** begin **
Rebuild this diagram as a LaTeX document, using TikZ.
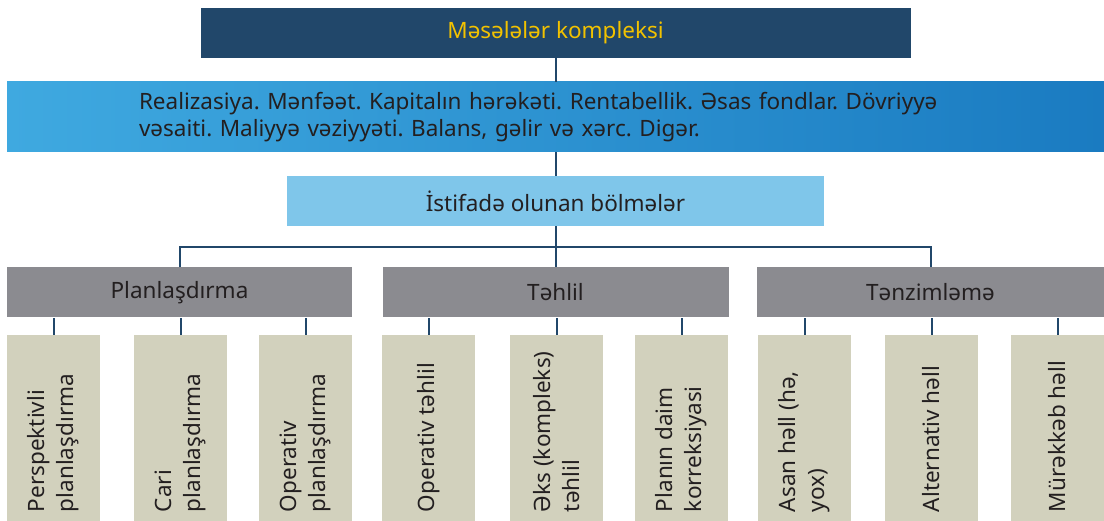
\documentclass[tikz,border=0pt]{standalone}
\usepackage{fontspec}
\setmainfont{Noto Sans}
\usepackage{graphicx}
\frenchspacing
\definecolor{navy}{HTML}{21476A}
\definecolor{gold}{HTML}{F2C200}
\definecolor{ink}{HTML}{231F20}
\definecolor{bandleft}{HTML}{3FA9E0}
\definecolor{bandright}{HTML}{1A7BC1}
\definecolor{skyblue}{HTML}{7FC6EA}
\definecolor{slate}{HTML}{8B8B90}
\definecolor{sand}{HTML}{D2D1BD}
\newcommand\leaftext[1]{\rotatebox{90}{\parbox{168pt}{\raggedright\fontsize{22.5}{29}\selectfont #1}}}
\tikzset{
	headstyle/.style={rectangle, fill=navy, text=gold, inner sep=0pt, font=\fontsize{22.5}{27}\selectfont},
	bandstyle/.style={rectangle, left color=bandleft, right color=bandright, draw=none, text=ink, font=\fontsize{22.5}{27}\selectfont},
	partstyle/.style={rectangle, fill=skyblue, text=ink, inner sep=0pt, font=\fontsize{22.5}{27}\selectfont},
	groupstyle/.style={rectangle, fill=slate, text=ink, inner sep=0pt, minimum height=50, font=\fontsize{22.5}{27}\selectfont},
	leafstyle/.style={rectangle, fill=sand, text=ink, inner sep=0pt, minimum width=93, minimum height=186},
	link/.style={draw=navy, line width=2pt}
}

\begin{document}
\begin{tikzpicture}[x=1pt, y=-1pt]

\def\groupy{292.5}
\def\leafy{428}

\useasboundingbox[fill=white] (0, 0) rectangle (1104, 521);

\node[headstyle, minimum width=710, minimum height=50] (top) at (555.5, 33) {Məsələlər kompleksi};
\node[bandstyle, minimum width=1097, minimum height=70, inner xsep=132, inner ysep=0, text width=833, align=left] (band) at (555.5, 117)
	{Realizasiya. Mənfəət. Kapitalın hərəkəti. Rentabellik. Əsas fondlar. Dövriyyə\\vəsaiti. Maliyyə vəziyyəti. Balans, gəlir və xərc. Digər.};
\node[partstyle, minimum width=537, minimum height=50] (bolme) at (555.5, 201) {İstifadə olunan bölmələr};

\node[groupstyle, minimum width=345] (plan)   at (179.5, \groupy) {Planlaşdırma};
\node[groupstyle, minimum width=346] (tahlil) at (555.5, \groupy) {Təhlil};
\node[groupstyle, minimum width=347] (tanzim) at (930.5, \groupy) {Tənzimləmə};

\node[leafstyle] (p1) at (53.5, \leafy)   {\leaftext{Perspektivli\\planlaşdırma}};
\node[leafstyle] (p2) at (180.5, \leafy)  {\leaftext{Cari\\planlaşdırma}};
\node[leafstyle] (p3) at (305.5, \leafy)  {\leaftext{Operativ\\planlaşdırma}};
\node[leafstyle] (t1) at (428.5, \leafy)  {\leaftext{Operativ təhlil}};
\node[leafstyle] (t2) at (556.5, \leafy)  {\leaftext{Əks (kompleks)\\təhlil}};
\node[leafstyle] (t3) at (681.5, \leafy)  {\leaftext{Planın daim\\korreksiyasi}};
\node[leafstyle] (z1) at (804.5, \leafy)  {\leaftext{Asan həll (hə,\\yox)}};
\node[leafstyle] (z2) at (931.5, \leafy)  {\leaftext{Alternativ həll}};
\node[leafstyle] (z3) at (1057.5, \leafy) {\leaftext{Mürəkkəb həll}};

\coordinate (bus) at (555.5, 247);

\draw[link] (top.south) -- (band.north);
\draw[link] (band.south) -- (bolme.north);
\draw[link] (bolme.south) -- (tahlil.north);
\draw[link] (plan.north) |- (bus) -| (tanzim.north);

\draw[link] (p1.north) -- (p1.north |- plan.south);
\draw[link] (p2.north) -- (p2.north |- plan.south);
\draw[link] (p3.north) -- (p3.north |- plan.south);
\draw[link] (t1.north) -- (t1.north |- tahlil.south);
\draw[link] (t2.north) -- (t2.north |- tahlil.south);
\draw[link] (t3.north) -- (t3.north |- tahlil.south);
\draw[link] (z1.north) -- (z1.north |- tanzim.south);
\draw[link] (z2.north) -- (z2.north |- tanzim.south);
\draw[link] (z3.north) -- (z3.north |- tanzim.south);
\end{tikzpicture}
\end{document}
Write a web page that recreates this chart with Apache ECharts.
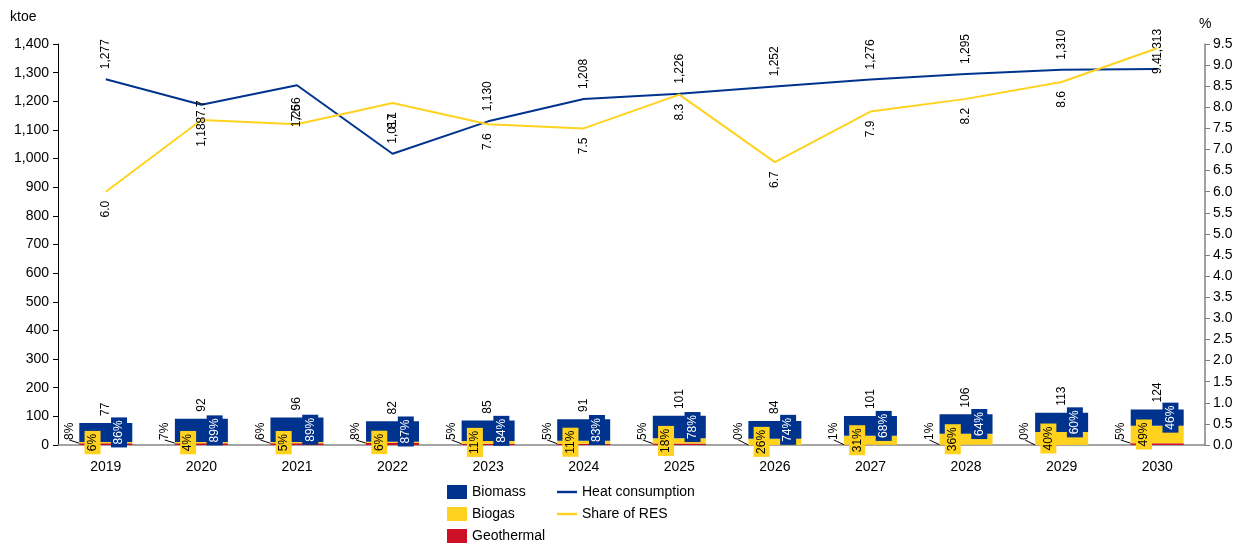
<!DOCTYPE html>
<html>
<head>
<meta charset="utf-8">
<script src="https://cdn.jsdelivr.net/npm/echarts@6/dist/echarts.min.js"></script>
<style>
  html, body { margin: 0; padding: 0; background: #fff; }
  #chart { width: 1244px; height: 545px; }
</style>
</head>
<body>
<div id="chart"></div>
<script>
const categories = ['2019', '2020', '2021', '2022', '2023', '2024', '2025', '2026', '2027', '2028', '2029', '2030']

// ktoe
const geothermal = [6.2, 6.4, 5.8, 6.6, 4.3, 4.6, 5.1, 0, 1.0, 1.1, 0, 6.2]
const biogas = [4.6, 3.7, 4.8, 4.9, 9.4, 10.0, 18.2, 21.8, 31.3, 38.2, 45.2, 60.8]
const biomass = [66.2, 81.9, 85.4, 71.3, 71.4, 75.5, 78.8, 62.2, 68.7, 67.8, 67.8, 57.0]
const totals = [77, 92, 96, 82, 85, 91, 101, 84, 101, 106, 113, 124]

// share labels, %
const geothermalShare = [8, 7, 6, 8, 5, 5, 5, 0, 1, 1, 0, 5]
const biogasShare = [6, 4, 5, 6, 11, 11, 18, 26, 31, 36, 40, 49]
const biomassShare = [86, 89, 89, 87, 84, 83, 78, 74, 68, 64, 60, 46]

const heatConsumption = [1277, 1188, 1256, 1017, 1130, 1208, 1226, 1252, 1276, 1295, 1310, 1313]
const shareRes = [6.0, 7.7, 7.6, 8.1, 7.6, 7.5, 8.3, 6.7, 7.9, 8.2, 8.6, 9.4]

const FONT = '"Liberation Sans", Arial, sans-serif'
const BLUE = '#00338D'
const YELLOW = '#FFD21F'
const RED = '#CE1126'

// points whose labels sit on the other side of the line
const heatFlip = [1, 2]
const resFlip = [1, 2]

const rotLabel = {
  show: true,
  rotate: 90,
  fontFamily: FONT,
  fontSize: 12,
  color: '#000'
}

const labelUp = { position: 'top', align: 'left', verticalAlign: 'middle' }
const labelDown = { position: 'bottom', align: 'right', verticalAlign: 'middle' }

const legendText = { fontFamily: FONT, fontSize: 14, lineHeight: 14, color: '#000' }

const chart = echarts.init(document.getElementById('chart'))

chart.setOption({
  animation: false,
  textStyle: { fontFamily: FONT },
  grid: { left: 58, right: 39, top: 44, bottom: 100 },
  graphic: [
    { type: 'text', left: 10, top: 10, style: { text: 'ktoe', font: '14px ' + FONT, fill: '#000' } },
    { type: 'text', left: 1199, top: 17, style: { text: '%', font: '14px ' + FONT, fill: '#000' } }
  ],
  legend: [
    {
      orient: 'vertical',
      left: 447,
      top: 485,
      padding: 0,
      itemWidth: 20,
      itemHeight: 14,
      itemGap: 8,
      icon: 'rect',
      textStyle: legendText,
      data: ['Biomass', 'Biogas', 'Geothermal']
    },
    {
      orient: 'vertical',
      left: 557,
      top: 485,
      padding: 0,
      itemWidth: 20,
      itemHeight: 14,
      itemGap: 8,
      icon: 'path://M0,0 L20,0 L20,2.4 L0,2.4 Z',
      textStyle: legendText,
      data: ['Heat consumption', 'Share of RES']
    }
  ],
  xAxis: {
    type: 'category',
    data: categories,
    axisLine: { lineStyle: { color: '#868686', width: 1.5 } },
    axisTick: { show: false },
    axisLabel: { color: '#000', fontSize: 14, margin: 15 }
  },
  yAxis: [
    {
      type: 'value',
      min: 0,
      max: 1400,
      interval: 100,
      axisLine: { show: true, lineStyle: { color: '#000' } },
      axisTick: { show: true, length: 5, lineStyle: { color: '#000' } },
      splitLine: { show: false },
      axisLabel: {
        color: '#000',
        fontSize: 14,
        margin: 9,
        formatter: v => v.toLocaleString('en-US')
      }
    },
    {
      type: 'value',
      min: 0,
      max: 9.5,
      interval: 0.5,
      position: 'right',
      axisLine: { show: true, lineStyle: { color: '#808080', width: 1.5 } },
      axisTick: { show: true, length: 5, lineStyle: { color: '#808080' } },
      splitLine: { show: false },
      axisLabel: {
        color: '#000',
        fontSize: 14,
        margin: 8,
        formatter: v => v.toFixed(1)
      }
    }
  ],
  series: [
    {
      name: 'Totals',
      type: 'bar',
      data: totals,
      barWidth: 53,
      barGap: '-100%',
      silent: true,
      z: 1,
      itemStyle: { color: 'rgba(0,0,0,0)' },
      label: Object.assign({}, rotLabel, labelUp, { distance: 7 }),
      legendHoverLink: false
    },
    {
      name: 'Geothermal',
      type: 'bar',
      stack: 'res',
      data: geothermal,
      barWidth: 53,
      itemStyle: { color: RED },
      label: Object.assign({}, rotLabel, {
        position: 'left',
        align: 'left',
        verticalAlign: 'middle',
        formatter: p => geothermalShare[p.dataIndex] + '%'
      }),
      labelLayout: p => ({
        x: p.rect.x - 10,
        y: p.rect.y + p.rect.height - 5,
        align: 'left',
        verticalAlign: 'middle'
      }),
      labelLine: { show: true, lineStyle: { color: '#000', width: 1 } }
    },
    {
      name: 'Biogas',
      type: 'bar',
      stack: 'res',
      data: biogas,
      barWidth: 53,
      itemStyle: { color: YELLOW },
      label: Object.assign({}, rotLabel, {
        position: ['25%', '50%'],
        align: 'center',
        verticalAlign: 'middle',
        backgroundColor: YELLOW,
        padding: [2, 3],
        formatter: p => biogasShare[p.dataIndex] + '%'
      })
    },
    {
      name: 'Biomass',
      type: 'bar',
      stack: 'res',
      data: biomass,
      barWidth: 53,
      itemStyle: { color: BLUE },
      label: Object.assign({}, rotLabel, {
        position: ['75%', '50%'],
        align: 'center',
        verticalAlign: 'middle',
        color: '#fff',
        backgroundColor: BLUE,
        padding: [2, 3],
        formatter: p => biomassShare[p.dataIndex] + '%'
      })
    },
    {
      name: 'Heat consumption',
      type: 'line',
      yAxisIndex: 0,
      data: heatConsumption.map((v, i) => heatFlip.includes(i)
        ? { value: v, label: Object.assign({}, labelDown, { distance: 12 }) }
        : v),
      symbol: 'circle',
      symbolSize: 0.1,
      showSymbol: true,
      lineStyle: { color: BLUE, width: 2 },
      itemStyle: { color: BLUE },
      z: 5,
      label: Object.assign({}, rotLabel, labelUp, {
        distance: 10,
        formatter: p => p.value.toLocaleString('en-US')
      })
    },
    {
      name: 'Share of RES',
      type: 'line',
      yAxisIndex: 1,
      data: shareRes.map((v, i) => resFlip.includes(i)
        ? { value: v, label: Object.assign({}, labelUp, { distance: 3 }) }
        : v),
      symbol: 'circle',
      symbolSize: 0.1,
      showSymbol: true,
      lineStyle: { color: YELLOW, width: 2 },
      itemStyle: { color: YELLOW },
      z: 5,
      label: Object.assign({}, rotLabel, labelDown, {
        distance: 9,
        formatter: p => p.value.toFixed(1)
      })
    }
  ]
})
</script>
</body>
</html>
** end **
* PROBLEM DESCRIPTION:
Display every line of the listing that contains the string "this".

* FULL OUTPUT:
Rebuild this diagram as a LaTeX document, using TikZ.
Write a web page that recreates this chart with Apache ECharts.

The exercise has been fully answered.